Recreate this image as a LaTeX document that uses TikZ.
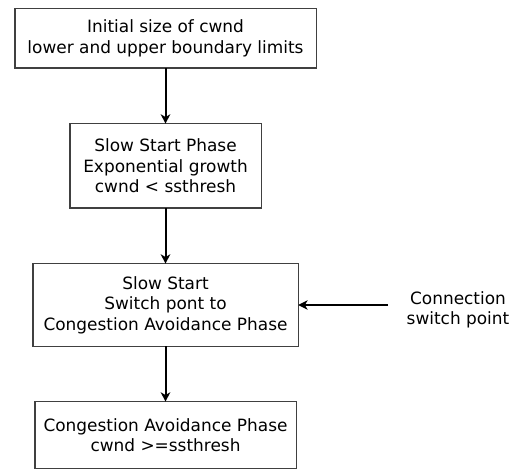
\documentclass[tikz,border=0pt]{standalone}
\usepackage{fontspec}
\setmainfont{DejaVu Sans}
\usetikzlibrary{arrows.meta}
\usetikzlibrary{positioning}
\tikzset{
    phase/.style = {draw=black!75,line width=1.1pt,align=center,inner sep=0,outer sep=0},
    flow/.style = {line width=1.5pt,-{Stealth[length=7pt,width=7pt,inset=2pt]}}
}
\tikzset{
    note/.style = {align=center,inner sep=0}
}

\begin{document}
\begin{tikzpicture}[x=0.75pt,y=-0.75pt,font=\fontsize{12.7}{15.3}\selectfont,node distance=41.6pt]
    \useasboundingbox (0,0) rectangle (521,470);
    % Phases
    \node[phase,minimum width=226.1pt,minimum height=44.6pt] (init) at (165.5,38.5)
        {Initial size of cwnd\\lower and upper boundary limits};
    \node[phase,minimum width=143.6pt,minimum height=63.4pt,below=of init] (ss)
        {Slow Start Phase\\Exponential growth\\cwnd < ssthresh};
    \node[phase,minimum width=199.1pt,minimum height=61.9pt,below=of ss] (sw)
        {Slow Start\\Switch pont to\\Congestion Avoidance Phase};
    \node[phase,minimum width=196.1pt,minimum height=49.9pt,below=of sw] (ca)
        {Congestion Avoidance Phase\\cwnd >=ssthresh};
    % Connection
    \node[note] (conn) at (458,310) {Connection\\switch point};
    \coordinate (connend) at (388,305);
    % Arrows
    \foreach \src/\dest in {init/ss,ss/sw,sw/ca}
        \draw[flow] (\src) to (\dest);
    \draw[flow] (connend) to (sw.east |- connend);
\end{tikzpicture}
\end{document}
● ● ●
■ Exercise prompt ■
Omit the pictures, and quote the material above exactly as given.

■ The reply ■
Recreate this image as a LaTeX document that uses TikZ.
\documentclass[tikz,border=0pt]{standalone}
\usepackage{fontspec}
\setmainfont{DejaVu Sans}
\usetikzlibrary{arrows.meta}
\usetikzlibrary{positioning}
\tikzset{
    phase/.style = {draw=black!75,line width=1.1pt,align=center,inner sep=0,outer sep=0},
    flow/.style = {line width=1.5pt,-{Stealth[length=7pt,width=7pt,inset=2pt]}}
}
\tikzset{
    note/.style = {align=center,inner sep=0}
}

\begin{document}
\begin{tikzpicture}[x=0.75pt,y=-0.75pt,font=\fontsize{12.7}{15.3}\selectfont,node distance=41.6pt]
    \useasboundingbox (0,0) rectangle (521,470);
    % Phases
    \node[phase,minimum width=226.1pt,minimum height=44.6pt] (init) at (165.5,38.5)
        {Initial size of cwnd\\lower and upper boundary limits};
    \node[phase,minimum width=143.6pt,minimum height=63.4pt,below=of init] (ss)
        {Slow Start Phase\\Exponential growth\\cwnd < ssthresh};
    \node[phase,minimum width=199.1pt,minimum height=61.9pt,below=of ss] (sw)
        {Slow Start\\Switch pont to\\Congestion Avoidance Phase};
    \node[phase,minimum width=196.1pt,minimum height=49.9pt,below=of sw] (ca)
        {Congestion Avoidance Phase\\cwnd >=ssthresh};
    % Connection
    \node[note] (conn) at (458,310) {Connection\\switch point};
    \coordinate (connend) at (388,305);
    % Arrows
    \foreach \src/\dest in {init/ss,ss/sw,sw/ca}
        \draw[flow] (\src) to (\dest);
    \draw[flow] (connend) to (sw.east |- connend);
\end{tikzpicture}
\end{document}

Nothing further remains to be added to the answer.